■ WHAT TO DO ■
Give the listing again character for character, but drop the images.

■ SOURCE DATA ■
** BEGIN **

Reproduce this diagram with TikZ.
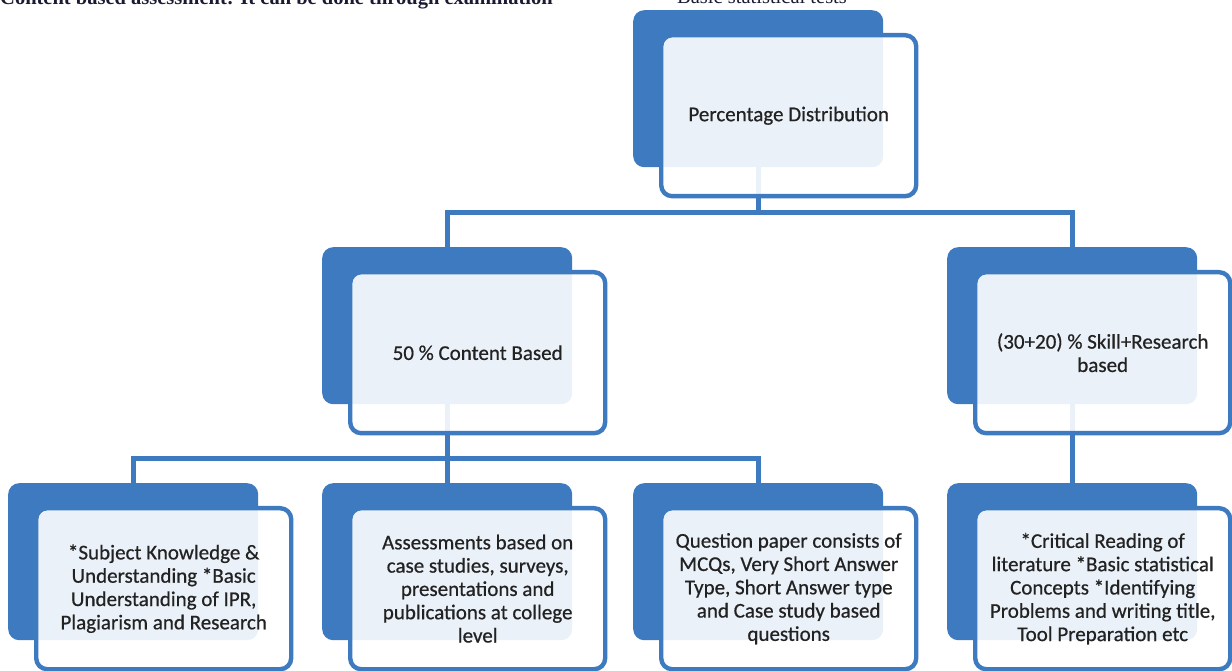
\documentclass[tikz,border=0pt]{standalone}
\usepackage{fontspec}
\setmainfont[FakeBold=0.6]{Carlito}
\newfontfamily\boxfont[FakeBold=0.6]{Carlito}
\newfontfamily\timesfont{Liberation Serif}
\usepackage{xcolor}
\definecolor{boxblue}{HTML}{3D7ABF}
\definecolor{txtgray}{HTML}{222222}
\definecolor{capnavy}{HTML}{1A1A33}

\begin{document}
\begin{tikzpicture}[x=1pt,y=1pt,
    back/.style={rectangle, rounded corners=11pt, fill=boxblue, inner sep=0pt,
        minimum width=250pt, minimum height=157pt, anchor=north west},
    front/.style={rectangle, rounded corners=11pt, draw=boxblue, line width=4.4pt,
        fill=white, fill opacity=0.9, text opacity=1, inner sep=0pt,
        minimum width=255pt, minimum height=161pt, anchor=north west,
        align=center, text=txtgray, font=\boxfont\fontsize{21}{23.3}\selectfont},
    link/.style={draw=boxblue, line width=5pt}]
    \useasboundingbox (0,0) rectangle (1232,670);

    % lines of the page above, cut by the frame
    \node[anchor=base west, inner sep=0pt, text=capnavy,
        font=\timesfont\bfseries\fontsize{20.5}{24}\selectfont] (cap1) at (0,665)
        {Content based assessment: It can be done through examination};
    \node[anchor=base west, inner sep=0pt, text=capnavy,
        font=\timesfont\fontsize{20.5}{24}\selectfont] (cap2) at (677,666)
        {Basic statistical tests};

    % dark back plates
    \node[back] (pdb) at (633,660) {};
    \node[back] (cbb) at (322,423) {};
    \node[back] (srb) at (947,423) {};
    \node[back] (skb) at (8,187) {};
    \node[back] (asb) at (322,187) {};
    \node[back] (qpb) at (633,187) {};
    \node[back] (crb) at (947,187) {};

    % connectors
    \draw[link] (pdb.south) -- ++(0,-45) -| (cbb.north);
    \draw[link] (pdb.south) -- ++(0,-45) -| (srb.north);
    \draw[link] (cbb.south) -- ++(0,-54) -| (skb.north);
    \draw[link] (cbb.south) -- ++(0,-54) -| (asb.north);
    \draw[link] (cbb.south) -- ++(0,-54) -| (qpb.north);
    \draw[link] (srb.south) -- (crb.north);

    % front cards
    \node[front] (pd) at ([shift={(26,-23)}]pdb.north west) {Percentage Distribution};
    \node[front] (cb) at ([shift={(26,-23)}]cbb.north west) {50 \% Content Based};
    \node[front] (sr) at ([shift={(26,-23)}]srb.north west) {(30+20) \% Skill+Research\\based};
    \node[front] (sk) at ([shift={(26,-23)}]skb.north west)
        {*Subject Knowledge \&\\Understanding *Basic\\Understanding of IPR,\\Plagiarism and Research};
    \node[front] (as) at ([shift={(26,-23)}]asb.north west)
        {Assessments based on\\case studies, surveys,\\presentations and\\publications at college\\level};
    \node[front] (qp) at ([shift={(26,-23)}]qpb.north west)
        {Question paper consists of\\MCQs, Very Short Answer\\Type, Short Answer type\\and Case study based\\questions};
    \node[front] (cr) at ([shift={(26,-23)}]crb.north west)
        {*Critical Reading of\\literature *Basic statistical\\Concepts *Identifying\\Problems and writing title,\\Tool Preparation etc};
\end{tikzpicture}
\end{document}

** END **

■ CORRECT ANSWER ■
Reproduce this diagram with TikZ.
\documentclass[tikz,border=0pt]{standalone}
\usepackage{fontspec}
\setmainfont[FakeBold=0.6]{Carlito}
\newfontfamily\boxfont[FakeBold=0.6]{Carlito}
\newfontfamily\timesfont{Liberation Serif}
\usepackage{xcolor}
\definecolor{boxblue}{HTML}{3D7ABF}
\definecolor{txtgray}{HTML}{222222}
\definecolor{capnavy}{HTML}{1A1A33}

\begin{document}
\begin{tikzpicture}[x=1pt,y=1pt,
    back/.style={rectangle, rounded corners=11pt, fill=boxblue, inner sep=0pt,
        minimum width=250pt, minimum height=157pt, anchor=north west},
    front/.style={rectangle, rounded corners=11pt, draw=boxblue, line width=4.4pt,
        fill=white, fill opacity=0.9, text opacity=1, inner sep=0pt,
        minimum width=255pt, minimum height=161pt, anchor=north west,
        align=center, text=txtgray, font=\boxfont\fontsize{21}{23.3}\selectfont},
    link/.style={draw=boxblue, line width=5pt}]
    \useasboundingbox (0,0) rectangle (1232,670);

    % lines of the page above, cut by the frame
    \node[anchor=base west, inner sep=0pt, text=capnavy,
        font=\timesfont\bfseries\fontsize{20.5}{24}\selectfont] (cap1) at (0,665)
        {Content based assessment: It can be done through examination};
    \node[anchor=base west, inner sep=0pt, text=capnavy,
        font=\timesfont\fontsize{20.5}{24}\selectfont] (cap2) at (677,666)
        {Basic statistical tests};

    % dark back plates
    \node[back] (pdb) at (633,660) {};
    \node[back] (cbb) at (322,423) {};
    \node[back] (srb) at (947,423) {};
    \node[back] (skb) at (8,187) {};
    \node[back] (asb) at (322,187) {};
    \node[back] (qpb) at (633,187) {};
    \node[back] (crb) at (947,187) {};

    % connectors
    \draw[link] (pdb.south) -- ++(0,-45) -| (cbb.north);
    \draw[link] (pdb.south) -- ++(0,-45) -| (srb.north);
    \draw[link] (cbb.south) -- ++(0,-54) -| (skb.north);
    \draw[link] (cbb.south) -- ++(0,-54) -| (asb.north);
    \draw[link] (cbb.south) -- ++(0,-54) -| (qpb.north);
    \draw[link] (srb.south) -- (crb.north);

    % front cards
    \node[front] (pd) at ([shift={(26,-23)}]pdb.north west) {Percentage Distribution};
    \node[front] (cb) at ([shift={(26,-23)}]cbb.north west) {50 \% Content Based};
    \node[front] (sr) at ([shift={(26,-23)}]srb.north west) {(30+20) \% Skill+Research\\based};
    \node[front] (sk) at ([shift={(26,-23)}]skb.north west)
        {*Subject Knowledge \&\\Understanding *Basic\\Understanding of IPR,\\Plagiarism and Research};
    \node[front] (as) at ([shift={(26,-23)}]asb.north west)
        {Assessments based on\\case studies, surveys,\\presentations and\\publications at college\\level};
    \node[front] (qp) at ([shift={(26,-23)}]qpb.north west)
        {Question paper consists of\\MCQs, Very Short Answer\\Type, Short Answer type\\and Case study based\\questions};
    \node[front] (cr) at ([shift={(26,-23)}]crb.north west)
        {*Critical Reading of\\literature *Basic statistical\\Concepts *Identifying\\Problems and writing title,\\Tool Preparation etc};
\end{tikzpicture}
\end{document}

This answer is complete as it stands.